This is my first ever post from my brand new Mac Book Pro. I can’t seem to come up with words to describe the awesomeness that is Mac. Or am I suppose to call it Apple? Crud, I don’t even know the lingo yet. I’m so uncool.
I won’t go on about how much I disliked my Dell - because in all honesty ... it was a great machine (plus, if you have read this blog before - you’ve read all of my opinions about Dell already and more than likely want me to shut up about it). My particular Dell didn’t suck. Dell just sucks - as a whole ... as a company (that doesn’t make it sound any better - but it’s my honest opinion (that, and the fact that Dell is run by a bunch of a-hole ass monkeys ... again ... just my opinion (based on my experiences with them)). But that’s not what this post is about.
As a matter of fact, there is no particular point to this post outside of ... I'm excited that I have a mac - I’m even more computer dorky than before (stop laughing ... YES, that is possible). But I am excited. Beyond excited. What a wonderful birthday present - from my wonderful husband.
I just have been wondering for awhile if Chad sort of woke up and thought, “I’m going to go buy my wife a mac today.” Or if it was something that he thought about for awhile. He had given me hints for a few days that my present was “something material” that I “really wanted.”
So I had guessed new boobs. Don’t judge me.
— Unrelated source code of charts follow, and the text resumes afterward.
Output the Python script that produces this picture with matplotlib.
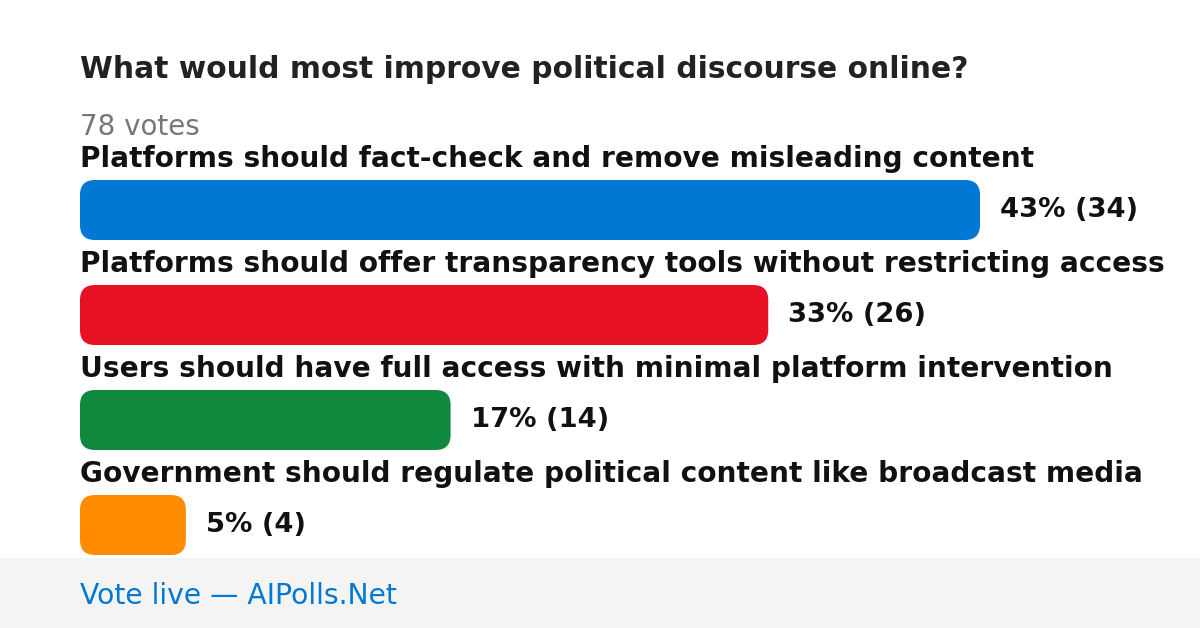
import matplotlib
matplotlib.use("Agg")
import matplotlib.pyplot as plt
from matplotlib.patches import FancyBboxPatch, Rectangle

title = "What would most improve political discourse online?"
total_label = "78 votes"
categories = [
    "Platforms should fact-check and remove misleading content",
    "Platforms should offer transparency tools without restricting access",
    "Users should have full access with minimal platform intervention",
    "Government should regulate political content like broadcast media",
]
votes = [34, 26, 14, 4]
percents = [43, 33, 17, 5]
colors = ["#0078d4", "#e81123", "#10893e", "#ff8c00"]
footer = "Vote live — AIPolls.Net"

W, H, DPI = 1200, 628, 100
fig = plt.figure(figsize=(W / DPI, H / DPI), dpi=DPI)
fig.patch.set_facecolor("white")

bg = fig.add_axes([0, 0, 1, 1])
bg.set_xlim(0, W)
bg.set_ylim(H, 0)
bg.axis("off")

bg.add_patch(Rectangle((0, 558), W, H - 558, facecolor="#f4f4f4", edgecolor="none"))
bg.text(80, 69, title, fontsize=21.4, fontweight="bold", color="#222222",
        va="center", ha="left", family="DejaVu Sans")
bg.text(80, 127, total_label, fontsize=20, color="#777777",
        va="center", ha="left", family="DejaVu Sans")
bg.text(80, 596, footer, fontsize=20.3, color="#0078d4",
        va="center", ha="left", family="DejaVu Sans")

row_pitch = 105
label_y0 = 159
bar_top0 = 180
bar_h = 60
for i, cat in enumerate(categories):
    bg.text(80, label_y0 + i * row_pitch, cat, fontsize=20.2, fontweight="bold",
            color="#111111", va="center", ha="left", family="DejaVu Sans")

x0, x1 = 80, 980
y_top, y_bot = 180, 555
ax = fig.add_axes([x0 / W, 1 - y_bot / H, (x1 - x0) / W, (y_bot - y_top) / H])
ax.set_xlim(0, max(votes))
ax.set_ylim(y_bot, y_top)
ax.axis("off")
ax.patch.set_alpha(0)

px_per_vote = (x1 - x0) / max(votes)
radius_px = 15
for i, (v, p, c) in enumerate(zip(votes, percents, colors)):
    top = bar_top0 + i * row_pitch
    patch = FancyBboxPatch((0, top), v, bar_h,
                           boxstyle=f"round,pad=0,rounding_size={radius_px / px_per_vote}",
                           mutation_aspect=px_per_vote,
                           facecolor=c, edgecolor="none", clip_on=False)
    ax.add_patch(patch)
    ax.annotate(f"{p}% ({v})", xy=(v, top + bar_h / 2), xytext=(20 * 72 / DPI, 0),
                textcoords="offset points", fontsize=19.7, fontweight="bold",
                color="#111111", va="center", ha="left", family="DejaVu Sans",
                annotation_clip=False)

fig.savefig("out.png", dpi=DPI, facecolor="white")
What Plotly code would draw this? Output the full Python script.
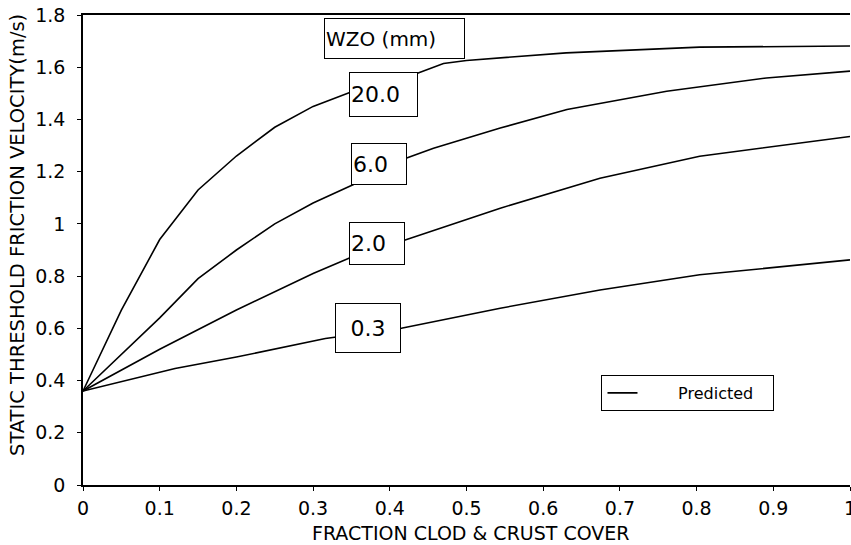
import plotly.graph_objects as go

# ---- data ----
x_20 = [0, 0.05, 0.1, 0.15, 0.2, 0.25, 0.3, 0.352, 0.437, 0.47, 0.5, 0.63, 0.804, 1.0]
y_20 = [0.36, 0.67, 0.94, 1.13, 1.26, 1.37, 1.45, 1.508, 1.578, 1.614, 1.626, 1.655, 1.677, 1.681]

x_6 = [0, 0.05, 0.1, 0.15, 0.2, 0.25, 0.3, 0.352, 0.422, 0.457, 0.544, 0.631, 0.761, 0.891, 1.0]
y_6 = [0.36, 0.50, 0.64, 0.79, 0.90, 1.0, 1.08, 1.15, 1.252, 1.29, 1.367, 1.438, 1.508, 1.559, 1.585]

x_2 = [0, 0.1, 0.2, 0.3, 0.352, 0.422, 0.544, 0.674, 0.804, 1.0]
y_2 = [0.36, 0.52, 0.67, 0.81, 0.875, 0.94, 1.06, 1.175, 1.259, 1.335]

x_03 = [0, 0.12, 0.2, 0.316, 0.415, 0.544, 0.674, 0.804, 1.0]
y_03 = [0.36, 0.446, 0.49, 0.561, 0.60, 0.677, 0.747, 0.805, 0.862]

curve_labels = ["20.0", "6.0", "2.0", "0.3"]
label_x = [0.392, 0.386, 0.383, 0.372]
label_y = [1.496, 1.229, 0.925, 0.601]
label_w = [65, 52, 52, 62]
label_h = [41, 38, 39, 46]
label_align = ["left", "left", "left", "center"]

x_ticks = [0, 0.1, 0.2, 0.3, 0.4, 0.5, 0.6, 0.7, 0.8, 0.9, 1.0]
x_ticktext = ["0", "0.1", "0.2", "0.3", "0.4", "0.5", "0.6", "0.7", "0.8", "0.9", "1"]
y_ticks = [0, 0.2, 0.4, 0.6, 0.8, 1.0, 1.2, 1.4, 1.6, 1.8]
y_ticktext = ["0", "0.2", "0.4", "0.6", "0.8", "1", "1.2", "1.4", "1.6", "1.8"]

FONT = "DejaVu Sans"

fig = go.Figure()
series = [(x_20, y_20), (x_6, y_6), (x_2, y_2), (x_03, y_03)]
for i, (xs, ys) in enumerate(series):
    fig.add_trace(go.Scatter(
        x=xs, y=ys, mode="lines",
        line=dict(color="black", width=1.6),
        name="\u00a0" * 7 + "Predicted" + "\u00a0" * 3, legendgroup="pred",
        showlegend=(i == 0),
    ))

annotations = []
for t, ax, ay, w, h, al in zip(curve_labels, label_x, label_y, label_w, label_h, label_align):
    annotations.append(dict(
        x=ax, y=ay, xref="x", yref="y", text=t, showarrow=False,
        font=dict(family=FONT, size=22, color="black"),
        bgcolor="white", bordercolor="black", borderwidth=1, borderpad=1,
        width=w, height=h, align=al, valign="middle",
    ))
annotations.append(dict(
    x=0.406, y=1.71, xref="x", yref="y", text="WZO (mm)", showarrow=False,
    font=dict(family=FONT, size=20, color="black"),
    bgcolor="white", bordercolor="black", borderwidth=1, borderpad=1,
    width=137, height=37, align="left", valign="middle",
))
annotations.append(dict(
    x=-0.0847, y=0.532, xref="paper", yref="paper",
    text="STATIC THRESHOLD FRICTION VELOCITY(m/s)", showarrow=False,
    textangle=-90, font=dict(family=FONT, size=19.5, color="black"),
    xanchor="center", yanchor="middle",
))
annotations.append(dict(
    x=0.5065, y=-0.102, xref="paper", yref="paper",
    text="FRACTION CLOD &amp; CRUST COVER", showarrow=False,
    font=dict(family=FONT, size=19, color="black"),
    xanchor="center", yanchor="middle",
))

fig.update_layout(
    width=851, height=545,
    margin=dict(l=83, r=1, t=15, b=60, autoexpand=False),
    paper_bgcolor="white", plot_bgcolor="white",
    font=dict(family=FONT, color="black"),
    annotations=annotations,
    showlegend=True,
    legend=dict(
        x=0.676, y=0.234, xanchor="left", yanchor="top",
        bordercolor="black", borderwidth=1, bgcolor="white",
        font=dict(family=FONT, size=16, color="black"),
        itemwidth=30,
    ),
    xaxis=dict(
        range=[0, 1], tickvals=x_ticks, ticktext=x_ticktext,
        showgrid=False, zeroline=False, automargin=False,
        showline=True, linecolor="black", linewidth=1.5, mirror=True,
        ticks="outside", ticklen=4, tickcolor="black", tickwidth=1,
        tickfont=dict(family=FONT, size=19, color="black"),
        ticklabelstandoff=1, ticklabeloverflow="allow",
    ),
    yaxis=dict(
        range=[0, 1.8], tickvals=y_ticks, ticktext=y_ticktext,
        showgrid=False, zeroline=False, automargin=False,
        showline=True, linecolor="black", linewidth=1.5,
        ticks="outside", ticklen=4, tickcolor="black", tickwidth=1,
        tickfont=dict(family=FONT, size=19, color="black"),
        ticklabelstandoff=8,
    ),
)

fig.write_html("out.html")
I’ve had two kids...gravity plus two kids...well, I’ll just leave it at “gravity plus two kids” (plus, me being vain...but I’m the only one allowed to say that).
In fact, we had had a little guessing game going on. It went like this:
Chad: What do you want for your birthday?
Me: A new toilet for upstairs
Chad (glaring at me): no seriously
Me: I am serious. I’d prefer you didn’t spend money on my birthday. It’s not like this is some milestone birthday...plus...who cares about birthdays anymore...lets get a new toilet - we need it.
Chad (looking annoyed): I’m not buying you a toilet
-------------we ended up buying a toilet anyways....funny how homes that are less than 20 years old fall apart----------------------
And then it continued:
Chad: So do you have any idea what your birthday present will be?
Me: No, give me a hint
Chad: It’s material and you want it really bad
Me: And it’s not a toilet
Chad (obviously sick of hearing about the toilet): no...no honey...it’s not a toilet
------------A few hours later as Chad was out shopping with the kids (and Uncle Trad and Uncle Ben)-----------------------------
Me (via text message...just to mess with him): I figured it out - it’s new boobs!
Chad: Ha ha..No
----------------a few hours later- as Chad and the kids arrived home--------------
Me: Carter, where were you today with daddy?
Carter: Big truck
Chad: Tell mommy we were at the mac store
Carter: mommy, at the mag sore
Me: Tell daddy, “Yea right”
Carter (now chasing Chad): Yea right daddy yea right yea right yea right yea right
As it turns out - they were at the mac store. Not the silicone boob store. And I have a shiny new mac! Yea me! Yesterday and today was spent doing a million online tutorials on fun mac related things. It’s great. I’m in heaven.
I feel like I should get some sort of “street cred” as the kids say.
And before you PC users send me nasty comments, understand this, I’m not ripping on pc’s or pc users .... just Dell (well, specifically Dell corporation...not Dell machines). So don’t waste your angry comments on todays post....save those for when I am being a lame mommy ...and then lash out on me (and set me over the edge of not coming out of my bedroom and hiding in the closet in the fetal position drooling and mumbling incoherently - because that has to be WAY more fun than just lashing out on me about computers).
P.S. How cute is my husband to take over my blog just to write me a little birthday card? He rocks.